El lector, quien propone esta versión completa y ordenada de El proceso, cuando recorre Praga, las calles y espacios que guardan silentes la historia de su escritor preferido, lo hace como testigo de que existen caminos que se entrecruzan y que al interceptarse generan momentos de regocijo propicios para preguntas concluyentes, después de las cuales aparecen horizontes apenas insinuados que marcan la dirección final, precisa, la más cercana a la verdad o al abismo.

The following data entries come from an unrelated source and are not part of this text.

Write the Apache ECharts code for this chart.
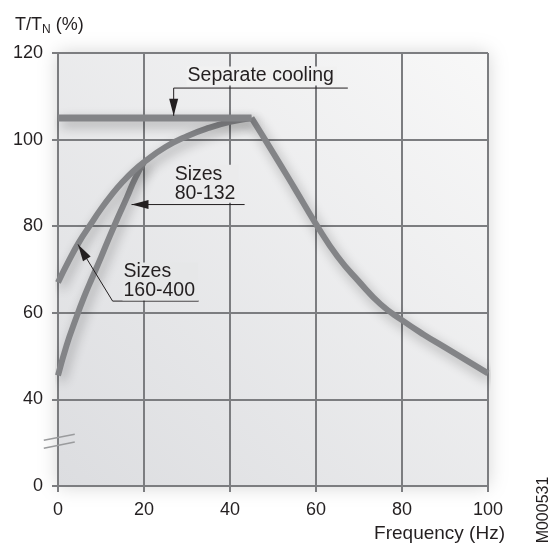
<!DOCTYPE html>
<html>
<head>
<meta charset="utf-8">
<script src="https://cdn.jsdelivr.net/npm/echarts@6/dist/echarts.min.js"></script>
<style>
  html, body { margin: 0; padding: 0; background: #fff; }
  #chart { width: 552px; height: 547px; }
</style>
</head>
<body>
<div id="chart"></div>
<script>
// 数据
const coolingFreq = [0, 45];
const coolingTorque = [105, 105];

const fallFreq = [45, 50, 55, 60, 65, 70, 75, 80, 85, 90, 95, 100];
const fallTorque = [105, 97, 88.8, 80.5, 73, 67.2, 62, 58.3, 55, 52, 49, 46];

const smallFreq = [0, 2.5, 5, 7.5, 10, 12.5, 15, 17.5, 20, 25, 30, 35, 40, 45];
const smallTorque = [67, 72, 76.5, 80.3, 84, 87.3, 90.2, 92.7, 94.8, 98.3, 100.8, 102.7, 104.1, 105];

const largeFreq = [0, 2, 4, 6, 8, 10, 12, 14, 16, 18, 20];
const largeTorque = [45.5, 52.5, 58.2, 63.5, 68.2, 72.8, 77.6, 82.2, 86.6, 91.2, 94.8];

// y axis is broken: the bottom line is labelled 0
const yTickValues = [20, 40, 60, 80, 100, 120];
const yTickLabels = ['0', '40', '60', '80', '100', '120'];

const noteTexts = ['Separate cooling', 'Sizes\n80-132', 'Sizes\n160-400'];

const FONT = '"Liberation Sans", Arial, Helvetica, sans-serif';
const INK = '#231f20';
const GRID = '#7c7d80';
const CURVE = '#838487';

function pairs(xs, ys) {
    return xs.map((x, i) => [x, ys[i]]);
}

// annotation layout (data coords)
const notes = [
    { text: noteTexts[0], at: [29.9, 114.7], bg: '#f1f1f1', leader: [[67.4, 111.9], [26.9, 111.9], [26.9, 105.5]] },
    { text: noteTexts[1], at: [26.9, 89.8], bg: '#ebebec', leader: [[43.4, 85], [17.1, 85]] },
    { text: noteTexts[2], at: [15, 67.2], bg: '#e6e7e8', leader: [[32.7, 62.7], [12.7, 62.7], [4.65, 75.8]] },
];
const breakMarks = [
    [[-3.3, 30.55], [3.9, 31.95]],
    [[-3.3, 28.7], [3.9, 30.15]],
];

function arrowHead(tip, from, len, half) {
    const dx = tip[0] - from[0], dy = tip[1] - from[1];
    const d = Math.sqrt(dx * dx + dy * dy) || 1;
    const ux = dx / d, uy = dy / d;
    const bx = tip[0] - ux * len, by = tip[1] - uy * len;
    return [tip, [bx - uy * half, by + ux * half], [bx + uy * half, by - ux * half]];
}

function renderNotes(params, api) {
    const children = [];
    notes.forEach(n => {
        const pts = n.leader.map(p => api.coord(p));
        children.push({
            type: 'polyline',
            shape: { points: pts },
            style: { stroke: INK, lineWidth: 1, fill: null }
        });
        const tip = pts[pts.length - 1];
        children.push({
            type: 'polygon',
            shape: { points: arrowHead(tip, pts[pts.length - 2], 17, 4.5) },
            style: { fill: INK }
        });
        const p = api.coord(n.at);
        children.push({
            type: 'text',
            x: p[0],
            y: p[1],
            style: {
                text: n.text,
                font: '19.5px ' + FONT,
                fill: INK,
                align: 'left',
                verticalAlign: 'middle',
                lineHeight: 19,
                backgroundColor: n.bg,
                padding: [0, 3, 0, 1]
            }
        });
    });
    breakMarks.forEach(b => {
        const a = api.coord(b[0]), c = api.coord(b[1]);
        children.push({
            type: 'line',
            shape: { x1: a[0], y1: a[1], x2: c[0], y2: c[1] },
            style: { stroke: '#9a9b9d', lineWidth: 1.5 }
        });
    });
    return { type: 'group', children: children };
}

const chart = echarts.init(document.getElementById('chart'));

const curveStyle = {
    color: CURVE,
    width: 6,
    shadowBlur: 12,
    shadowColor: 'rgba(0,0,0,0.3)',
    shadowOffsetX: 3,
    shadowOffsetY: 5
};

const option = {
    animation: false,
    backgroundColor: '#fff',
    title: {
        text: '{m|T/T}{sub|N}{m| (%)}',
        left: 10,
        top: 9,
        textStyle: {
            fontFamily: FONT,
            fontWeight: 'normal',
            color: INK,
            rich: {
                m: { fontFamily: FONT, fontSize: 18, lineHeight: 22, color: INK },
                sub: { fontFamily: FONT, fontSize: 12, lineHeight: 14, padding: [9, 0, 0, 0], color: INK }
            }
        }
    },
    grid: {
        left: 58,
        right: 64,
        top: 53,
        bottom: 61,
        show: true,
        borderWidth: 0,
        backgroundColor: {
            type: 'linear', x: 0, y: 1, x2: 1, y2: 0,
            colorStops: [
                { offset: 0, color: '#dcdde0' },
                { offset: 1, color: '#f8f8f8' }
            ]
        },
        shadowBlur: 18,
        shadowColor: 'rgba(0,0,0,0.18)'
    },
    xAxis: {
        type: 'value',
        min: 0,
        max: 100,
        interval: 20,
        name: 'Frequency (Hz)',
        nameLocation: 'end',
        nameGap: 17,
        nameTextStyle: {
            fontFamily: FONT, fontSize: 19, color: INK,
            align: 'right', verticalAlign: 'top', padding: [38, 0, 0, 0]
        },
        axisLine: { show: true, onZero: false, lineStyle: { color: GRID, width: 2 } },
        axisTick: { show: true, length: 6, lineStyle: { color: GRID, width: 2 } },
        axisLabel: { fontFamily: FONT, fontSize: 18, color: INK, margin: 15 },
        splitLine: { show: true, lineStyle: { color: GRID, width: 2 } }
    },
    yAxis: {
        type: 'value',
        min: 20,
        max: 120,
        interval: 20,
        axisLine: { show: true, onZero: false, lineStyle: { color: GRID, width: 2 } },
        axisTick: { show: true, length: 6, lineStyle: { color: GRID, width: 2 } },
        axisLabel: {
            fontFamily: FONT, fontSize: 18, color: INK, margin: 15,
            formatter: v => {
                const i = yTickValues.indexOf(v);
                return i >= 0 ? yTickLabels[i] : '';
            }
        },
        splitLine: { show: true, lineStyle: { color: GRID, width: 2 } }
    },
    graphic: [{
        type: 'text',
        x: 544,
        y: 510,
        rotation: Math.PI / 2,
        style: { text: 'M000531', font: '16px ' + FONT, fill: INK, align: 'center', verticalAlign: 'middle' }
    }],
    series: [
        {
            name: 'Sizes 160-400',
            type: 'line',
            data: pairs(largeFreq, largeTorque),
            showSymbol: false,
            smooth: true,
            lineStyle: curveStyle,
            z: 3
        },
        {
            name: 'Sizes 80-132',
            type: 'line',
            data: pairs(smallFreq, smallTorque),
            showSymbol: false,
            smooth: true,
            lineStyle: curveStyle,
            z: 3
        },
        {
            name: 'Field weakening',
            type: 'line',
            data: pairs(fallFreq, fallTorque),
            showSymbol: false,
            smooth: true,
            lineStyle: curveStyle,
            z: 3
        },
        {
            name: 'Separate cooling',
            type: 'line',
            data: pairs(coolingFreq, coolingTorque),
            showSymbol: false,
            lineStyle: Object.assign({}, curveStyle, { width: 7 }),
            z: 3
        },
        {
            name: 'notes',
            type: 'custom',
            data: [0],
            clip: false,
            silent: true,
            renderItem: renderNotes,
            z: 5
        }
    ]
};

chart.setOption(option);
</script>
</body>
</html>
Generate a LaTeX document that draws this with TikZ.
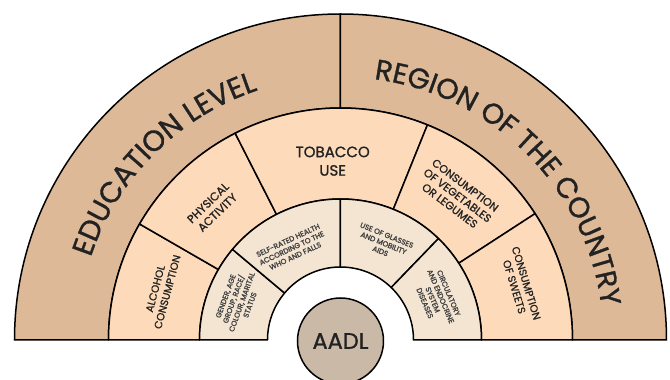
\documentclass[tikz,border=0pt]{standalone}
\usepackage{fontspec}
\setmainfont{Poppins}
\newfontfamily\labelfont{Poppins}[FakeBold=1.1]
\newfontfamily\smallfont{Poppins}[FakeBold=2]
\usetikzlibrary{decorations.text}

\definecolor{outerring}{HTML}{DDB998}
\definecolor{midring}{HTML}{FDDABA}
\definecolor{innerring}{HTML}{F3E5D2}
\definecolor{hubfill}{HTML}{CBB9A7}
\definecolor{ink}{HTML}{222222}

% annular sector: fill colour, start angle, end angle, inner radius, outer radius
\newcommand\annsector[5]{%
  \filldraw[fill=#1, ringline] (#2:#4) -- (#2:#5)
    arc[start angle=#2, end angle=#3, radius=#5] -- (#3:#4)
    arc[start angle=#3, end angle=#2, radius=#4] -- cycle;}

\tikzset{
  ringline/.style={draw=black, line width=1.5pt, line join=round},
  midlabel/.style={text=ink, align=center, inner sep=0pt,
    font=\labelfont\fontsize{11}{13}\selectfont},
  innerlabel/.style={text=ink!85, align=center, inner sep=0pt,
    font=\smallfont\fontsize{7.3}{8.6}\selectfont}
}

\begin{document}
\begin{tikzpicture}[x=1pt, y=1pt]
\useasboundingbox (-340.5,-40) rectangle (329.5,340);

% outer ring
\annsector{outerring}{90}{180}{232}{326}
\annsector{outerring}{0}{90}{232}{326}

% middle ring
\annsector{midring}{150}{180}{141}{232}
\annsector{midring}{117}{150}{141}{232}
\annsector{midring}{68}{117}{141}{232}
\annsector{midring}{33}{68}{141}{232}
\annsector{midring}{0}{33}{141}{232}

% inner ring
\annsector{innerring}{140}{180}{73}{141}
\annsector{innerring}{90}{140}{73}{141}
\annsector{innerring}{46}{90}{73}{141}
\annsector{innerring}{0}{46}{73}{141}

% curved headings of the outer ring
\path[decorate, decoration={text along path, text align=center,
    text={|\labelfont\fontsize{29}{32}\selectfont\color{ink}|EDUCATION LEVEL}}]
  (180:263) arc[start angle=180, end angle=90, radius=263];
\path[decorate, decoration={text along path, text align=center,
    text={|\labelfont\fontsize{28.5}{32}\selectfont\color{ink}|REGION OF THE COUNTRY}}]
  (90:263) arc[start angle=90, end angle=0, radius=263];

% middle ring labels
\node[midlabel, rotate=75, font=\labelfont\fontsize{10.5}{12.5}\selectfont] (alcohol) at (164.5:186) {ALCOHOL\\CONSUMPTION};
\node[midlabel, rotate=44, font=\labelfont\fontsize{11.5}{13.5}\selectfont] (physical) at (134:184) {PHYSICAL\\ACTIVITY};
\node[midlabel, font=\labelfont\fontsize{15}{18.5}\selectfont] (tobacco) at (92.5:179) {TOBACCO\\USE};
\node[midlabel, rotate=-37, font=\labelfont\fontsize{11}{12.8}\selectfont] (vegetables) at (51:186) {CONSUMPTION\\OF VEGETABLES\\OR LEGUMES};
\node[midlabel, rotate=-73, font=\labelfont\fontsize{10.5}{12.5}\selectfont] (sweets) at (17:188) {CONSUMPTION\\OF SWEETS};

% inner ring labels
\node[innerlabel, rotate=70] (gender) at (159:110) {GENDER, AGE\\GROUP, RACE/\\COLOUR, MARITAL\\STATUS};
\node[innerlabel, rotate=25] (selfrated) at (118:104) {SELF-RATED HEALTH\\ACCORDING TO THE\\WHO AND FALLS};
\node[innerlabel, rotate=-22] (glasses) at (66:106) {USE OF GLASSES\\AND MOBILITY\\AIDS};
\node[innerlabel, rotate=-67] (circulatory) at (23.5:105) {CIRCULATORY\\AND ENDOCRINE\\SYSTEM\\DISEASES};

% central hub
\node[circle, draw=black, line width=1.5pt, fill=hubfill, minimum size=86pt,
      inner sep=0pt, text=ink, font=\labelfont\fontsize{22.5}{25}\selectfont] (aadl) at (0,-1) {AADL};
\end{tikzpicture}
\end{document}
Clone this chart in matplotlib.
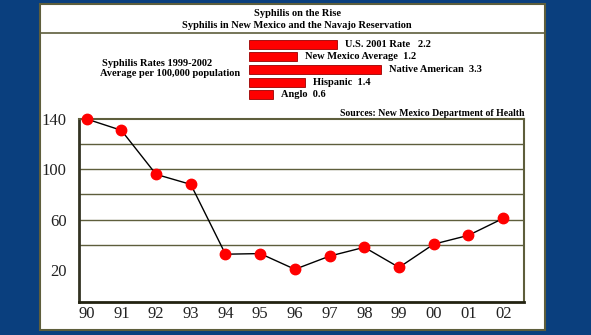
import matplotlib
matplotlib.use("Agg")
import matplotlib.pyplot as plt
from matplotlib.patches import Rectangle
from matplotlib.lines import Line2D

# yearly counts
years = ["90", "91", "92", "93", "94", "95", "96", "97", "98", "99", "00", "01", "02"]
cases = [140, 131, 96, 88, 32.5, 33, 20.5, 31, 38, 22, 40.5, 47.5, 61]

# rates 1999-2002 per 100,000
groups = ["U.S. 2001 Rate", "New Mexico Average", "Native American", "Hispanic", "Anglo"]
rates = [2.2, 1.2, 3.3, 1.4, 0.6]
rate_gaps = ["   ", "  ", "  ", "  ", "  "]

ytick_vals = [140, 100, 60, 20]
grid_vals = [40, 60, 80, 100, 120]

W, H = 591, 335
serif = ["Liberation Serif", "DejaVu Serif"]
olive = "#5e5e3c"

fig = plt.figure(figsize=(W / 100, H / 100), dpi=100)
fig.patch.set_facecolor("#0a3f7e")

def fx(px):
    return px / W

def fy(py):
    return 1 - py / H

# white panel
fig.patches.append(Rectangle((fx(40), fy(330)), fx(505), (326) / H,
                             transform=fig.transFigure, facecolor="white",
                             edgecolor=olive, linewidth=1.5, zorder=-10))
fig.lines.append(Line2D([fx(40), fx(545)], [fy(33), fy(33)],
                        transform=fig.transFigure, color=olive, lw=1.2, zorder=-5))

fig.text(fx(297), fy(14), "Syphilis on the Rise", ha="center", va="center",
         fontsize=7.5, fontweight="bold", family=serif)
fig.text(fx(297), fy(25), "Syphilis in New Mexico and the Navajo Reservation",
         ha="center", va="center", fontsize=7.5, fontweight="bold", family=serif)
fig.text(fx(102), fy(63), "Syphilis Rates 1999-2002", ha="left", va="center",
         fontsize=7.5, fontweight="bold", family=serif)
fig.text(fx(100), fy(73), "Average per 100,000 population", ha="left", va="center",
         fontsize=7.5, fontweight="bold", family=serif)
fig.text(fx(524), fy(114), "Sources: New Mexico Department of Health", ha="right",
         va="center", fontsize=7, fontweight="bold", family=serif)

# bar inset
bx = fig.add_axes([fx(249), fy(101), fx(200), (101 - 38) / H])
bx.set_xlim(0, 5)
bx.set_ylim(len(groups) - 0.5, -0.5)
pos = list(range(len(groups)))
bx.barh(pos, rates, height=0.7, color="#ff0000", edgecolor="#990000", linewidth=0.6)
for i, (g, r, gap) in enumerate(zip(groups, rates, rate_gaps)):
    bx.text(r + 0.2, i, f"{g}{gap}{r:.1f}", ha="left", va="center",
            fontsize=7.5, fontweight="bold", family=serif)
bx.axis("off")

# line chart
ax = fig.add_axes([fx(79), fy(302), fx(524 - 79), (302 - 119) / H])
ax.set_facecolor("white")
x = list(range(len(years)))
for g in grid_vals:
    ax.axhline(g, color=olive, lw=1, zorder=1)
ax.plot(x, cases, color="black", lw=1, zorder=3, clip_on=False)
ax.plot(x, cases, "o", color="#ff0000", markersize=7.5, zorder=4, clip_on=False)
ax.set_xlim(-0.22, 12.6)
ax.set_ylim(-5.5, 140)
ax.set_xticks(x)
ax.set_xticklabels(years, fontsize=12, family=serif, color="#222222")
ax.set_yticks(ytick_vals)
ax.set_yticklabels([str(v) for v in ytick_vals], fontsize=12, family=serif,
                   color="#222222")
ax.tick_params(which="both", length=0)
ax.tick_params(axis="y", pad=9)
ax.tick_params(axis="x", pad=3)
for s in ax.spines.values():
    s.set_color(olive)
    s.set_linewidth(1.5)
ax.spines["bottom"].set_color("#222211")
ax.spines["left"].set_color("#333322")
ax.spines["bottom"].set_linewidth(2)
ax.spines["left"].set_linewidth(2)

fig.savefig("out.png", dpi=100, facecolor=fig.get_facecolor())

Un libro, una novela, que motive a cuestionarnos, que indique las otras posibilidades que ofrece la vida, que haga sentir su fragilidad y la potencia para abarcar la totalidad, es una obra edificante. Sus historias, los personajes, no temen al tiempo porque sus páginas confirman que no hay poder capaz de detener el pensamiento. Un libro de estas características es un río que lleva en el silencio de sus aguas la belleza de los paisajes avistados. Cuando la serenidad del espíritu está al servicio del arte se hacen visibles los anuncios que conducen al reencuentro con nosotros mismos. No nos importa lo insondable del abismo, lo escarpada que sea la cordillera que nos conduce a éste ni las pesadas nubes que ahogan las escasas luces que se escapan de la cumbre. Importa que al cruzar los túneles las fuerzas permanezcan, que ninguna salida nos sea esquiva y la que nos corresponda, para ir en busca de la luz, podamos afrontarla con la luminosidad con que nos haya dotado el arduo camino. Esta única salida, al fin y al cabo, tendrá la potestad de mostrarnos lo cerca o distante que estuvimos de la esquiva verdad que pobló de simas nuestra vida.